Michaël Matthys : Voyage au coeur des ténèbres

« La vision parut pénétrer dans la maison en même temps que moi : la civière, les porteurs fantômes, la cohue sauvage des dociles adorateurs, l’obscurité de la forêt, l’étincellement du fleuve entre les courbes embrumées, le battement du tam-tam régulier et voilé comme le battement d’un coeur, du coeur des Ténèbres victorieuses ». Cette phrase glanée dans la nouvelle de Joseph Conrad, Au Coeur des Ténèbres résume « Nuits sombres », l’exposition que Michaël Matthys propose actuellement à Eté 78. Pour le spectateur, il s’agit aussi de plonger à même le travail de l’artiste qui prépare actuellement un livre inspiré par ce texte. Il paraitra aux Editions Frémok.
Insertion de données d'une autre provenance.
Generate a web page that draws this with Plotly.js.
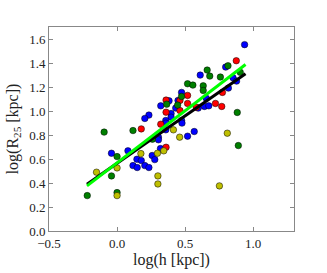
<!DOCTYPE html>
<html>
<head>
<meta charset="utf-8">
<script src="https://cdn.plot.ly/plotly-3.0.1.min.js"></script>
<style>html,body{margin:0;padding:0;background:#fff;}#chart{width:327px;height:273px;}</style>
</head>
<body>
<div id="chart"></div>
<script>
// Data (log h, log R25)
const blueX = [0.937,0.798,0.611,0.852,0.878,0.818,0.474,0.382,0.234,0.204,0.321,0.397,0.397,0.358,0.358,0.431,0.448,0.474,0.477,0.567,0.518,0.596,0.642,0.674,0.655,0.304,0.304,0.258,0.277,0.319,0.146,0.178,0.117,0.148,0.204,0.234,0.080,-0.041,0.358];
const blueY = [1.553,1.366,1.299,1.277,1.249,1.191,1.155,1.085,0.966,0.938,1.043,0.979,0.949,0.921,0.899,1.024,1.088,0.921,0.899,0.829,0.790,1.024,1.038,1.043,1.107,0.782,0.760,0.629,0.595,0.687,0.598,0.587,0.545,0.529,0.545,0.529,0.668,0.648,0.843];
const redX = [0.876,0.518,0.518,0.462,0.360,0.360,0.321,0.178,0.360,0.462,0.582,0.723,0.769,0.774];
const redY = [1.419,1.130,1.063,1.088,1.091,0.990,0.890,0.851,0.698,1.004,1.032,1.063,1.038,1.155];
const greenX = [-0.219,-0.095,-0.041,0.000,0.000,0.117,0.260,0.365,0.445,0.474,0.518,0.557,0.633,0.633,0.662,0.681,0.815,0.759,0.905,0.883,0.891];
const greenY = [0.295,0.824,0.459,0.620,0.320,0.837,0.765,1.057,1.049,1.121,1.227,1.216,1.210,1.171,1.341,1.291,1.377,1.283,1.322,0.988,0.712];
const yellowX = [-0.151,0.000,0.000,0.175,0.300,0.300,0.297,0.343,0.414,0.460,0.810,0.752];
const yellowY = [0.490,0.526,0.295,0.645,0.459,0.392,0.648,0.668,0.843,0.782,0.815,0.376];
// Fit lines (endpoints of the fits)
const fitBlackX = [-0.221, 0.944];
const fitBlackY = [0.390, 1.310];
const fitGreenX = [-0.221, 0.944];
const fitGreenY = [0.376, 1.388];
const xTicks = [-0.5, 0.0, 0.5, 1.0];
const xTickText = ['\u22120.5', '0.0', '0.5', '1.0'];
const yTicks = [0.0, 0.2, 0.4, 0.6, 0.8, 1.0, 1.2, 1.4, 1.6];
const yTickText = ['0.0','0.2','0.4','0.6','0.8','1.0','1.2','1.4','1.6'];

function pts(x, y, color) {
  return {x: x, y: y, type: 'scatter', mode: 'markers', showlegend: false, hoverinfo: 'skip',
    marker: {color: color, size: 6.5, line: {color: '#000', width: 0.5}}};
}
const traces = [
  pts(blueX, blueY, '#0000ff'),
  pts(redX, redY, '#ff0000'),
  pts(greenX, greenY, '#007f00'),
  pts(yellowX, yellowY, '#bfbf00'),
  {x: fitBlackX, y: fitBlackY, type: 'scatter', mode: 'lines', showlegend: false,
    line: {color: '#000000', width: 3}},
  {x: fitGreenX, y: fitGreenY, type: 'scatter', mode: 'lines', showlegend: false,
    line: {color: '#00ff00', width: 3}}
];
const fontSerif = 'Liberation Serif, Times New Roman, serif';
const axisCommon = {
  showgrid: false, zeroline: false, showline: true, mirror: 'ticks',
  linecolor: '#888888', linewidth: 1, ticks: 'inside', ticklen: 4, tickwidth: 1,
  tickcolor: '#888888', tickmode: 'array',
  tickfont: {family: fontSerif, size: 13, color: '#222'}
};
const layout = {
  width: 327, height: 273,
  margin: {l: 49, r: 33, t: 27, b: 42},
  paper_bgcolor: '#ffffff', plot_bgcolor: '#ffffff',
  xaxis: Object.assign({}, axisCommon, {
    range: [-0.5, 1.3], tickvals: xTicks, ticktext: xTickText,
    title: {text: 'log(h [kpc])', font: {family: fontSerif, size: 16, color: '#222'}, standoff: 4}
  }),
  yaxis: Object.assign({}, axisCommon, {
    range: [0.0, 1.7], tickvals: yTicks, ticktext: yTickText,
    title: {text: 'log(R<sub>25</sub> [kpc])', font: {family: fontSerif, size: 16, color: '#222'}, standoff: 6}
  })
};
Plotly.newPlot('chart', traces, layout, {staticPlot: true, displayModeBar: false});
</script>
</body>
</html>
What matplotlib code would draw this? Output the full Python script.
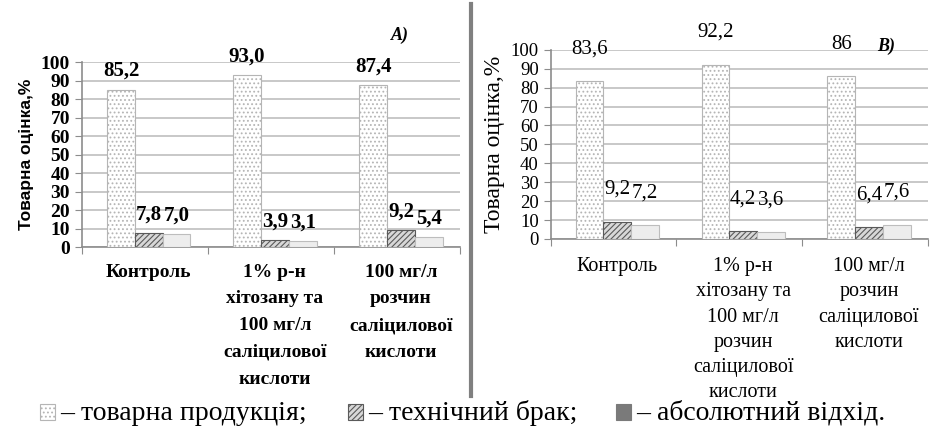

La longue nouvelle de Conrad raconte le périple du jeune capitaine Marlow parti à la recherche de Kurtz, un chasseur d’ivoire aux fins fonds de la jungle africaine, du morne voyage embrumé qui le conduit à l’embouchure du fleuve Congo à la rencontre avec Kurtz et sa fin. Malade, déjà spectral l’aventurier avait gardé une intelligence intacte, mais son âme était devenue folle. Les fonctionnaires des colonies, les chasseurs d’ivoire, tous ceux qui pillaient le territoire apparaissent comme autant de symptômes du mal qui ronge Kurtz et la nature sauvage et hostile, peuplée d’indigènes à la fois beaux et effrayants, baigne l’ensemble d’une noirceur profonde et ténébreuse qui n’a pour équivalent que toute âme humaine, mélange de civilité, d’hypocrisie, de sauvagerie primitive.

A l’entrée, de haut en bas du mur, ligne après ligne, on trouve les planches encadrées prévues à ce jour pour la publication. Groupes d’hommes, individus isolés, animaux, paysages du fleuve Congo se succèdent et, bien qu’aucune trame narrative précise ne s’affirme, l’ensemble crée un climat fictionnel manifeste. La composition de chacun de ces dessins s’appuie sur un quadrillage libre, plus ou moins perceptible, qui fonctionne à la fois comme structure et comme une grille entre le dessin et le regardeur. Dans le fond, l’artiste a disposé une table sur laquelle s’alignent différents objets : un coffret, des statuettes africaines en ivoire ou en bois, des albums photographiques, un morceau de graphite écrasé, des livres parmi lesquels on trouve deux ouvrages important pour Matthys : Congo, une histoire de David Van Reybrouck et Le crime du Congo belge (1909) d’Arthur Conan Doyle.

Michaël Matthys a aussi réalisé plusieurs grands formats en écho à certaines planches. Fusain, graphite, terre, parfois un peu de sang se mélangent, les formes et les surfaces renvoient au corps et à des gestes fermes, amples et généreux. Ces oeuvres formidables concentrent en elles l’intensité et l’obsession qui caractérise le travail de Michaël Matthys. Cette remontée du fleuve vers le centre du continent est aussi une descente au coeur de l’âme humaine. L’exposition de Michaël Matthys pas plus que le livre à paraître ne sont des illustrations du texte de Conrad, elles en sont des échos, des accompagnements, des prolongements, des fantasmes : nul gorille, nul porteur de drapeau dans Au coeur des Ténèbres, et pourtant la présence forte de ces deux grands formats remarquables de l’exposition n’y sont pas étrangers. C’est au coeur d’un work in progress que nous sommes conviés : des oeuvres, leur déclinaison, leur ouverture vers un futur.